How Is This for My Good?

Jack Canfield (who got it from bezillionaire W. Clement Stone) has a tip for when bad things happen to you: Become a “reverse paranoid.” Instead of being lost in the badness aspect of it, ask, “How is this happening for my good?” How might the universe be setting you up for something better?

Clients hate being in the liminal state they sometimes find themselves (liminal: strung between two worlds) in their careers. They live in anxiety and despair. Because I see it every day, I KNOW that good frequently arises from where they are now. A laid-off executive’s mother becomes suddenly and terminally ill, and he’s able to help her through her last days (and sees it as a gift).

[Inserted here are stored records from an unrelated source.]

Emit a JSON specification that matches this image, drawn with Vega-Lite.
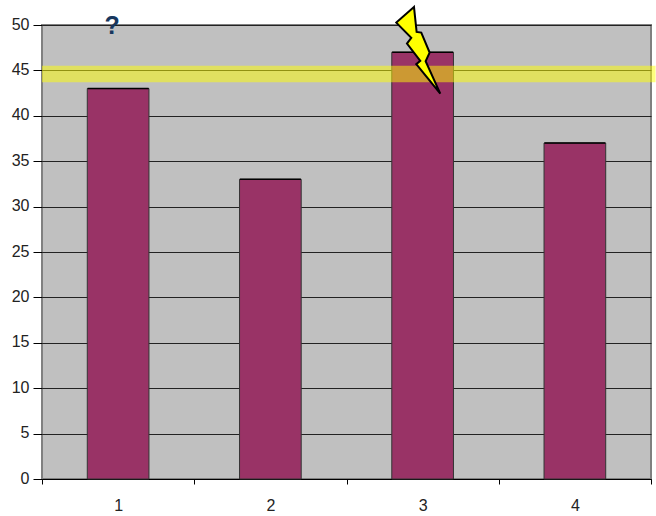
{
  "$schema": "https://vega.github.io/schema/vega-lite/v6.json",
  "width": 609,
  "height": 454,
  "autosize": "none",
  "padding": {"left": 42, "top": 25, "right": 5, "bottom": 37},
  "background": "#ffffff",
  "view": {"fill": "#c0c0c0", "stroke": "#808080", "strokeWidth": 2},
  "config": {"font": "Liberation Sans"},
  "datasets": {
    "bars": [
      {"category": "1", "value": 43},
      {"category": "2", "value": 33},
      {"category": "3", "value": 47},
      {"category": "4", "value": 37}
    ],
    "threshold": [{"start": 0, "end": 4.03, "low": 43.7, "high": 45.5}],
    "questionMark": [{"category": "1", "value": 50, "note": "?"}],
    "bolt": [{"category": "3", "value": 47}]
  },
  "layer": [
    {
      "data": {"name": "bars"},
      "layer": [
        {
          "mark": {"type": "bar", "fill": "#993366", "stroke": "#333333", "strokeWidth": 1, "width": {"band": 0.405}},
          "encoding": {
            "x": {
              "field": "category",
              "type": "ordinal",
              "scale": {"domain": ["1", "2", "3", "4"], "paddingInner": 0, "paddingOuter": 0},
              "axis": {
                "title": null,
                "labelAngle": 0,
                "labelFontSize": 16,
                "labelColor": "#222222",
                "labelPadding": 13,
                "tickBand": "extent",
                "tickColor": "#000000",
                "tickSize": 5,
                "domainColor": "#000000",
                "domainWidth": 1,
                "grid": false
              }
            },
            "y": {
              "field": "value",
              "type": "quantitative",
              "scale": {"domain": [0, 50], "nice": false},
              "axis": {
                "title": null,
                "values": [0, 5, 10, 15, 20, 25, 30, 35, 40, 45, 50],
                "labelFontSize": 16,
                "labelColor": "#222222",
                "labelPadding": 4,
                "labelOffset": -1,
                "tickColor": "#000000",
                "tickSize": 9,
                "domain": false,
                "grid": true,
                "gridColor": "#222222",
                "gridWidth": 1,
                "gridOpacity": 1
              }
            }
          }
        },
        {
          "mark": {"type": "tick", "orient": "horizontal", "color": "#000000", "size": 61, "thickness": 1.5, "opacity": 1},
          "encoding": {
            "x": {"field": "category", "type": "ordinal"},
            "y": {"field": "value", "type": "quantitative"}
          }
        }
      ]
    },
    {
      "data": {"name": "threshold"},
      "mark": {"type": "rect", "fill": "#ffff00", "opacity": 0.5},
      "encoding": {
        "x": {"field": "start", "type": "quantitative", "scale": {"domain": [0, 4], "nice": false}, "axis": null},
        "x2": {"field": "end"},
        "y": {"field": "low", "type": "quantitative", "scale": {"domain": [0, 50], "nice": false}},
        "y2": {"field": "high"}
      }
    },
    {
      "data": {"name": "questionMark"},
      "mark": {"type": "text", "fontSize": 25, "fontWeight": "bold", "color": "#17375e", "dx": -6, "dy": 1, "baseline": "middle"},
      "encoding": {
        "x": {
          "field": "category",
          "type": "ordinal",
          "scale": {"domain": ["1", "2", "3", "4"], "paddingInner": 0, "paddingOuter": 0},
          "axis": null
        },
        "y": {"field": "value", "type": "quantitative", "scale": {"domain": [0, 50], "nice": false}},
        "text": {"field": "note"}
      }
    },
    {
      "data": {"name": "bolt"},
      "mark": {
        "type": "point",
        "filled": true,
        "fill": "#ffff00",
        "fillOpacity": 1,
        "stroke": "#000000",
        "strokeWidth": 2,
        "strokeOpacity": 1,
        "opacity": 1,
        "size": 10000,
        "shape": "M-0.173,-0.907L-0.527,-0.593L-0.227,-0.287L-0.313,-0.173L-0.047,0.173L-0.127,0.24L0.353,0.827L0.06,0.18L0.14,0.007L-0.027,-0.393L-0.12,-0.407Z"
      },
      "encoding": {
        "x": {
          "field": "category",
          "type": "ordinal",
          "scale": {"domain": ["1", "2", "3", "4"], "paddingInner": 0, "paddingOuter": 0},
          "axis": null
        },
        "y": {"field": "value", "type": "quantitative", "scale": {"domain": [0, 50], "nice": false}}
      }
    }
  ],
  "resolve": {"scale": {"x": "independent"}, "axis": {"x": "independent"}}
}
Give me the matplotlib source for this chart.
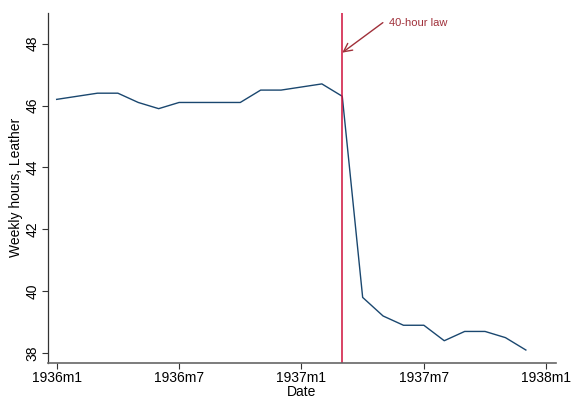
import matplotlib
matplotlib.use("Agg")
import matplotlib.pyplot as plt

plt.rcParams['font.family'] = ['Liberation Sans', 'DejaVu Sans']

months = list(range(24))  # 0 = 1936m1
hours = [46.2, 46.3, 46.4, 46.4, 46.1, 45.9, 46.1, 46.1, 46.1, 46.1, 46.5, 46.5,
         46.6, 46.7, 46.3, 39.8, 39.2, 38.9, 38.9, 38.4, 38.7, 38.7, 38.5, 38.1]
xtick_pos = [0, 6, 12, 18, 24]
xtick_labels = ["1936m1", "1936m7", "1937m1", "1937m7", "1938m1"]
ytick_pos = [38, 40, 42, 44, 46, 48]
law_month = 14  # 1937m3

fig = plt.figure(figsize=(5.74, 3.98), dpi=100)
ax = fig.add_axes([0.0831, 0.0887, 0.968 - 0.0831, 0.968 - 0.0887])

ax.plot(months, hours, color='#1a476f', lw=1.0)
ax.axvline(law_month, color='#d0103a', lw=1.1)

ax.set_xlim(-0.44, 24.46)
ax.set_ylim(37.69, 49.0)
ax.set_xticks(xtick_pos)
ax.set_xticklabels(xtick_labels, fontsize=10)
ax.set_yticks(ytick_pos)
ax.set_yticklabels([str(v) for v in ytick_pos], fontsize=10, rotation=90, va='center')
ax.tick_params(length=4, width=0.8, color='#333333', pad=2)

for s in ['top', 'right']:
    ax.spines[s].set_visible(False)
ax.spines['left'].set_color('#333333')
ax.spines['bottom'].set_color('#666666')
ax.spines['left'].set_linewidth(0.9)
ax.spines['bottom'].set_linewidth(1.2)

ax.set_xlabel("Date", fontsize=10, labelpad=0)
ax.set_ylabel("Weekly hours, Leather", fontsize=10, labelpad=2)

ax.text(16.3, 48.66, "40-hour law", color='#a0303a', fontsize=8, va='center', ha='left')
ax.annotate("", xy=(law_month, 47.71), xytext=(15.99, 48.68),
            arrowprops=dict(arrowstyle='->,head_length=0.6,head_width=0.3',
                            color='#a0303a', lw=1.0, shrinkA=0, shrinkB=0))

fig.savefig("out.png", dpi=100)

A young graduate doesn’t get a job in another city with a financial services firm, which folds several months later. A student leaves his graduate program and gets a fabulous dot.com marketing job. A professor can’t get a job teaching but through a side-rail job at an agency is pushed closer to her dream of working in a corporation. An exhausted, bitter attorney gets plugged into independent selling of cosmetics and becomes a happy, wildly successful director.

I get excited when I see clients struggling to make a better world from the one that just collapsed around them. If they can tolerate the discomfort of the transition from what they knew to what’s POSSIBLE, and they don’t give up, they WILL find a better way. The only time I despair is when clients start moving heavy furniture into their dark cave of misery with a clear intention to stay there. They’re gonna be there a long, long time. . .and angry, to boot.

I’m sorry if you’re having challenging experiences right now. But see what occurs to you if you look at it in a different way, and ask: “How is this happening for my good?” You’ll be amazed at what’s possible for you.